• [GIVEN REQUEST] Start at the top of the records and, please, print each line exactly through the line that contains "const gs4FitMonth = [4.28, 8.60];", leaving out all pictures.

'''

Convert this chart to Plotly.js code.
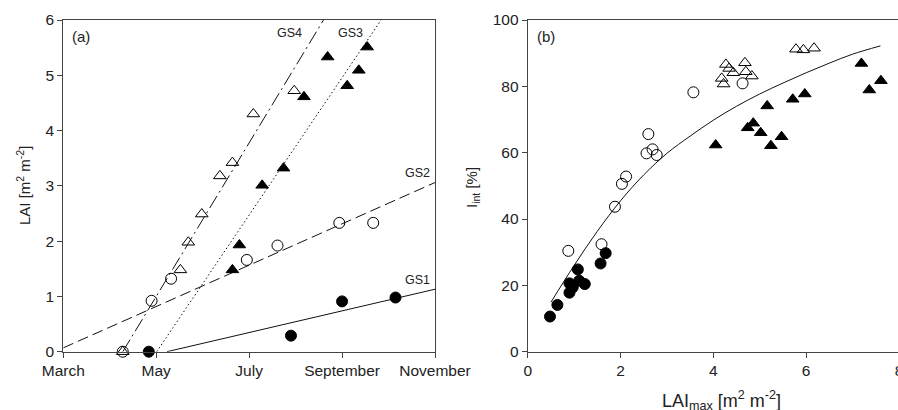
<!DOCTYPE html>
<html>
<head>
<meta charset="utf-8">
<script src="https://cdn.plot.ly/plotly-3.0.1.min.js"></script>
<style>
html, body { margin:0; padding:0; overflow:hidden; background:#fff; width:898px; height:410px; }
#chart { width:910px; height:410px; }
</style>
</head>
<body>
<div id="chart"></div>
<script>
// ---------- Panel (a): LAI over the season ----------
const monthTickVals = [3, 5, 7, 9, 11];
const monthTickText = ['March', 'May', 'July', 'September', 'November'];

const gs1Month = [4.84, 7.90, 9.00, 10.15];
const gs1Lai   = [0, 0.29, 0.91, 0.98];
const gs2Month = [4.28, 4.90, 5.32, 6.95, 7.61, 8.94, 9.67];
const gs2Lai   = [0, 0.92, 1.32, 1.66, 1.92, 2.33, 2.33];
const gs3Month = [6.64, 6.79, 7.28, 7.74, 8.18, 8.69, 9.11, 9.36, 9.54];
const gs3Lai   = [1.48, 1.93, 3.01, 3.32, 4.61, 5.33, 4.81, 5.09, 5.51];
const gs4Month = [4.28, 5.52, 5.69, 5.98, 6.37, 6.64, 7.09, 7.97];
const gs4Lai   = [0, 1.48, 1.98, 2.49, 3.18, 3.42, 4.30, 4.72];

// fitted regression lines (end points)
const gs1FitMonth = [5.23, 11];  const gs1FitLai = [0, 1.13];
const gs2FitMonth = [3, 11];     const gs2FitLai = [0.07, 3.06];
const gs3FitMonth = [5.01, 9.84]; const gs3FitLai = [0, 6];
const gs4FitMonth = [4.28, 8.60]; const gs4FitLai = [0, 6];

// ---------- Panel (b): interception vs LAImax ----------
const gs1LaiMax = [0.48, 0.64, 0.90, 0.97, 0.90, 1.08, 1.11, 1.23, 1.57, 1.68];
const gs1Iint   = [10.6, 14.1, 20.6, 19.4, 17.8, 24.8, 21.4, 20.4, 26.6, 29.7];
const gs2LaiMax = [0.875, 1.59, 1.88, 2.03, 2.12, 2.56, 2.60, 2.69, 2.78, 3.57, 4.63];
const gs2Iint   = [30.4, 32.4, 43.7, 50.6, 52.8, 59.8, 65.6, 61.0, 59.3, 78.2, 80.9];
const gs3LaiMax = [4.05, 4.74, 4.86, 5.02, 5.16, 5.24, 5.47, 5.71, 5.97, 7.19, 7.36, 7.61];
const gs3Iint   = [62.3, 67.5, 68.9, 66.0, 74.1, 62.1, 64.8, 76.1, 77.7, 86.9, 78.9, 81.7];
const gs4LaiMax = [4.18, 4.22, 4.27, 4.34, 4.43, 4.68, 4.70, 4.83, 5.78, 5.94, 6.17];
const gs4Iint   = [82.4, 80.7, 86.6, 85.4, 84.1, 87.1, 84.4, 83.1, 91.2, 91.0, 91.5];

// fitted curve
const fitLaiMax = [0.5, 1.0, 1.5, 2.0, 2.5, 3.0, 3.5, 4.0, 4.5, 5.0, 5.5, 6.0, 6.5, 7.0, 7.6];
const fitIint   = [14.9, 26.0, 36.3, 45.5, 53.3, 59.8, 65.0, 69.8, 74.0, 77.7, 81.0, 84.1, 87.0, 89.7, 92.2];

// ---------- styling / geometry ----------
const W = 910, H = 410;
const FONT = 'Liberation Sans, Arial, sans-serif';
const AX = '#444';
const px = v => v / W;
const py = v => 1 - v / H;

function lineTrace(x, y, dash, xa, ya) {
  return {x, y, xaxis: xa, yaxis: ya, type: 'scatter', mode: 'lines',
          line: {color: '#111', width: 1, dash: dash}, hoverinfo: 'skip', showlegend: false};
}
function markTrace(x, y, symbol, size, xa, ya) {
  return {x, y, xaxis: xa, yaxis: ya, type: 'scatter', mode: 'markers', cliponaxis: false,
          marker: {symbol: symbol, size: size, color: '#000', line: {color: '#000', width: 1}},
          showlegend: false};
}

const traces = [
  lineTrace(gs1FitMonth, gs1FitLai, 'solid', 'x', 'y'),
  lineTrace(gs2FitMonth, gs2FitLai, '11px,5px', 'x', 'y'),
  lineTrace(gs3FitMonth, gs3FitLai, '1.5px,2.5px', 'x', 'y'),
  lineTrace(gs4FitMonth, gs4FitLai, '14px,4px,2px,4px', 'x', 'y'),
  markTrace(gs2Month, gs2Lai, 'circle-open', 11, 'x', 'y'),
  markTrace(gs4Month, gs4Lai, 'triangle-up-open', 11, 'x', 'y'),
  markTrace(gs1Month, gs1Lai, 'circle', 11, 'x', 'y'),
  markTrace(gs3Month, gs3Lai, 'triangle-up', 11, 'x', 'y'),

  {x: fitLaiMax, y: fitIint, xaxis: 'x2', yaxis: 'y2', type: 'scatter', mode: 'lines',
   line: {color: '#111', width: 1, shape: 'spline'}, showlegend: false, hoverinfo: 'skip'},
  markTrace(gs2LaiMax, gs2Iint, 'circle-open', 11, 'x2', 'y2'),
  markTrace(gs4LaiMax, gs4Iint, 'triangle-up-open', 11, 'x2', 'y2'),
  markTrace(gs1LaiMax, gs1Iint, 'circle', 11, 'x2', 'y2'),
  markTrace(gs3LaiMax, gs3Iint, 'triangle-up', 11, 'x2', 'y2')
];

const axisCommon = {
  showgrid: false, zeroline: false, showline: true, linecolor: AX, linewidth: 1,
  mirror: true, ticks: 'outside', ticklen: 5, tickcolor: AX, tickwidth: 1,
  tickfont: {family: FONT, size: 15.5, color: '#222'}, fixedrange: true
};

const ann = (text, x, y, size, xanchor, extra) => Object.assign({
  text, x: px(x), y: py(y), xref: 'paper', yref: 'paper', showarrow: false,
  xanchor: xanchor || 'center', yanchor: 'middle',
  font: {family: FONT, size: size, color: '#222'}
}, extra || {});

const layout = {
  width: W, height: H,
  margin: {l: 0, r: 0, t: 0, b: 0},
  paper_bgcolor: '#fff', plot_bgcolor: '#fff',
  showlegend: false,
  xaxis: Object.assign({}, axisCommon, {domain: [px(63.3), px(435)], range: [3, 11],
    tickmode: 'array', tickvals: monthTickVals, ticktext: monthTickText, anchor: 'y'}),
  yaxis: Object.assign({}, axisCommon, {domain: [py(351.7), py(20)], range: [0, 6],
    tickvals: [0, 1, 2, 3, 4, 5, 6], anchor: 'x'}),
  xaxis2: Object.assign({}, axisCommon, {domain: [px(527.7), px(899)], range: [0, 8],
    tickvals: [0, 2, 4, 6, 8], anchor: 'y2'}),
  yaxis2: Object.assign({}, axisCommon, {domain: [py(351.7), py(20)], range: [0, 100],
    tickvals: [0, 20, 40, 60, 80, 100], anchor: 'x2'}),
  annotations: [
    ann('(a)', 70, 37, 15, 'left'),
    ann('(b)', 535, 37, 15, 'left'),
    ann('GS4', 289.5, 33, 12.5),
    ann('GS3', 350, 33, 12.5),
    ann('GS2', 417.5, 173, 12.5),
    ann('GS1', 417.5, 280, 12.5),
    ann('LAI [m<sup>2</sup> m<sup>-2</sup>]', 24, 186, 15, 'center', {textangle: -90}),
    ann('I<sub>int</sub> [%]', 473, 188, 15, 'center', {textangle: -90}),
    ann('LAI<sub>max</sub> [m<sup>2</sup> m<sup>-2</sup>]', 721, 400, 18)
  ]
};

Plotly.newPlot('chart', traces, layout, {staticPlot: true, displayModeBar: false});
</script>
</body>
</html>
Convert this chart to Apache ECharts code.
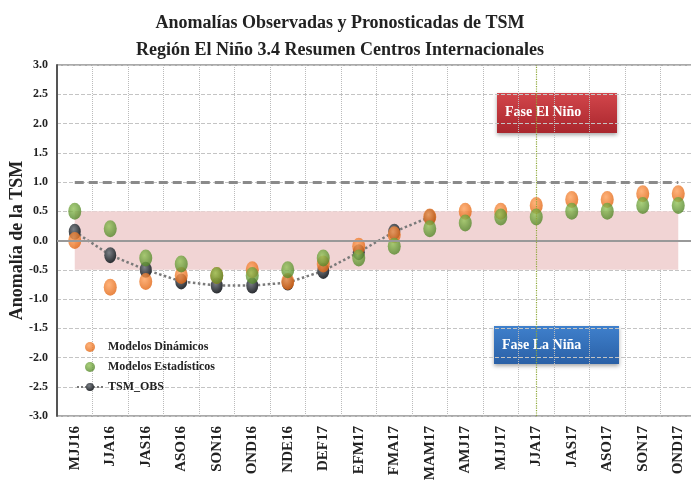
<!DOCTYPE html>
<html>
<head>
<meta charset="utf-8">
<script src="https://cdn.jsdelivr.net/npm/echarts@6/dist/echarts.min.js"></script>
<style>html,body{margin:0;padding:0;background:#fff}#c{width:691px;height:488px}</style>
</head>
<body>
<div id="c"></div>
<script>
var categories = ['MJJ16','JJA16','JAS16','ASO16','SON16','OND16','NDE16','DEF17','EFM17','FMA17','MAM17','AMJ17','MJJ17','JJA17','JAS17','ASO17','SON17','OND17'];
var dinamicos = [0.0,-0.8,-0.7,-0.6,-0.6,-0.5,-0.7,-0.4,-0.1,0.1,0.4,0.5,0.5,0.6,0.7,0.7,0.8,0.8];
var estadisticos = [0.5,0.2,-0.3,-0.4,-0.6,-0.6,-0.5,-0.3,-0.3,-0.1,0.2,0.3,0.4,0.4,0.5,0.5,0.6,0.6];
var tsmObs = [0.15,-0.25,-0.5,-0.7,-0.77,-0.77,-0.72,-0.52,-0.2,0.15,0.4,null,null,null,null,null,null,null];
var yTicks = [-3,-2.5,-2,-1.5,-1,-0.5,0,0.5,1,1.5,2,2.5,3];
var nino34Threshold = 1.0;
var neutralBand = [-0.5, 0.5];
var currentMonth = 'JJA17';

var serif = '"Liberation Serif","Times New Roman",serif';
function rg(c1, c2) {
  return {type:'radial', x:0.4, y:0.35, r:0.7, colorStops:[{offset:0,color:c1},{offset:1,color:c2}]};
}
var chart = echarts.init(document.getElementById('c'), null, {renderer:'canvas'});
chart.setOption({
  animation:false,
  backgroundColor:'#fff',
  title:{
    text:'Anomalías Observadas y Pronosticadas de TSM\nRegión El Niño 3.4 Resumen Centros Internacionales',
    left:335, textAlign:'center', top:5,
    textStyle:{fontFamily:serif, fontWeight:'bold', fontSize:18, color:'#222', lineHeight:27}
  },
  grid:{left:57, top:65, width:639, height:351, show:true, borderColor:'#555', borderWidth:1, outerBoundsMode:'none', containLabel:false},
  legend:{
    orient:'vertical', left:71, top:336, itemGap:8, itemWidth:26, itemHeight:10,
    textStyle:{fontFamily:serif, fontWeight:'bold', fontSize:12, color:'#222'},
    data:[{name:'Modelos Dinámicos', icon:'circle'},{name:'Modelos Estadísticos', icon:'circle'},{name:'TSM_OBS'}]
  },
  xAxis:{
    type:'category', data:categories, boundaryGap:true,
    axisLine:{lineStyle:{color:'#444', width:2}},
    axisTick:{show:false},
    axisLabel:{rotate:90, interval:0, margin:10, fontFamily:serif, fontWeight:'bold', fontSize:15, color:'#222'},
    splitLine:{show:true, interval:0, lineStyle:{color:'#bbb', type:'dotted', width:1}}
  },
  yAxis:{
    type:'value', min:yTicks[0], max:yTicks[yTicks.length-1], interval:0.5,
    name:'Anomalía de la TSM', nameLocation:'middle', nameGap:31, nameRotate:90, nameMoveOverlap:false,
    nameTextStyle:{fontFamily:serif, fontWeight:'bold', fontSize:18, color:'#222'},
    axisLine:{show:true, lineStyle:{color:'#555', width:2}},
    axisTick:{show:false},
    axisLabel:{fontFamily:serif, fontWeight:'bold', fontSize:12, color:'#222', margin:9,
      formatter:function(v){return v.toFixed(1);}},
    splitLine:{lineStyle:{color:'#c4c4c4', type:'dashed', width:1}}
  },
  series:[
    {
      name:'TSM_OBS', type:'line', data:tsmObs, z:2,
      symbol:'circle', symbolSize:[12,16],
      lineStyle:{color:'#7a7a7a', type:'dotted', width:2.5},
      itemStyle:{color:rg('#7b8086','#25282c')},
      markArea:{silent:true, itemStyle:{color:'#f1d4d4'},
        data:[[{xAxis:categories[0], yAxis:neutralBand[1]},{xAxis:categories[categories.length-1], yAxis:neutralBand[0]}]]},
      markLine:{silent:true, symbol:['none','none'], label:{show:false},
        data:[
          [{coord:[categories[0], nino34Threshold]},{coord:[categories[categories.length-1], nino34Threshold]}],
          {yAxis:0, lineStyle:{color:'#999', type:'solid', width:2}},
          {xAxis:currentMonth, lineStyle:{color:'#8ea838', type:'dotted', width:1.2}}
        ],
        lineStyle:{color:'#8a8a8a', type:[9,5], width:3}}
    },
    {
      name:'Modelos Dinámicos', type:'scatter', data:dinamicos, z:3,
      symbol:'circle', symbolSize:[13,17],
      itemStyle:{color:rg('#ffa05a','#e0620e')}
    },
    {
      name:'Modelos Estadísticos', type:'scatter', data:estadisticos, z:4,
      symbol:'circle', symbolSize:[13,17],
      itemStyle:{color:rg('#94c45a','#4f8226')}
    }
  ],
  graphic:[
    {type:'group', left:497, top:93, children:[
      {type:'rect', shape:{x:0,y:0,width:120,height:40},
        style:{fill:{type:'linear',x:0,y:0,x2:0,y2:1,colorStops:[{offset:0,color:'#d2464b'},{offset:1,color:'#a9262d'}]},
          shadowBlur:4, shadowColor:'rgba(0,0,0,0.35)', shadowOffsetY:2}},
      {type:'text', x:8, y:12, style:{text:'Fase El Niño', fill:'#fff', font:'bold 14px '+serif}}
    ]},
    {type:'group', left:494, top:326, children:[
      {type:'rect', shape:{x:0,y:0,width:125,height:38},
        style:{fill:{type:'linear',x:0,y:0,x2:0,y2:1,colorStops:[{offset:0,color:'#3f80cc'},{offset:1,color:'#2a60a6'}]},
          shadowBlur:4, shadowColor:'rgba(0,0,0,0.35)', shadowOffsetY:2}},
      {type:'text', x:8, y:12, style:{text:'Fase La Niña', fill:'#fff', font:'bold 14px '+serif}}
    ]}
  ]
});
</script>
</body>
</html>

'''

• [THE ANSWER]
Convert this chart to Plotly.js code.
<!DOCTYPE html>
<html>
<head>
<meta charset="utf-8">
<script src="https://cdn.plot.ly/plotly-3.0.1.min.js"></script>
<style>
html, body { margin:0; padding:0; overflow:hidden; background:#fff; width:898px; height:410px; }
#chart { width:910px; height:410px; }
</style>
</head>
<body>
<div id="chart"></div>
<script>
// ---------- Panel (a): LAI over the season ----------
const monthTickVals = [3, 5, 7, 9, 11];
const monthTickText = ['March', 'May', 'July', 'September', 'November'];

const gs1Month = [4.84, 7.90, 9.00, 10.15];
const gs1Lai   = [0, 0.29, 0.91, 0.98];
const gs2Month = [4.28, 4.90, 5.32, 6.95, 7.61, 8.94, 9.67];
const gs2Lai   = [0, 0.92, 1.32, 1.66, 1.92, 2.33, 2.33];
const gs3Month = [6.64, 6.79, 7.28, 7.74, 8.18, 8.69, 9.11, 9.36, 9.54];
const gs3Lai   = [1.48, 1.93, 3.01, 3.32, 4.61, 5.33, 4.81, 5.09, 5.51];
const gs4Month = [4.28, 5.52, 5.69, 5.98, 6.37, 6.64, 7.09, 7.97];
const gs4Lai   = [0, 1.48, 1.98, 2.49, 3.18, 3.42, 4.30, 4.72];

// fitted regression lines (end points)
const gs1FitMonth = [5.23, 11];  const gs1FitLai = [0, 1.13];
const gs2FitMonth = [3, 11];     const gs2FitLai = [0.07, 3.06];
const gs3FitMonth = [5.01, 9.84]; const gs3FitLai = [0, 6];
const gs4FitMonth = [4.28, 8.60]; const gs4FitLai = [0, 6];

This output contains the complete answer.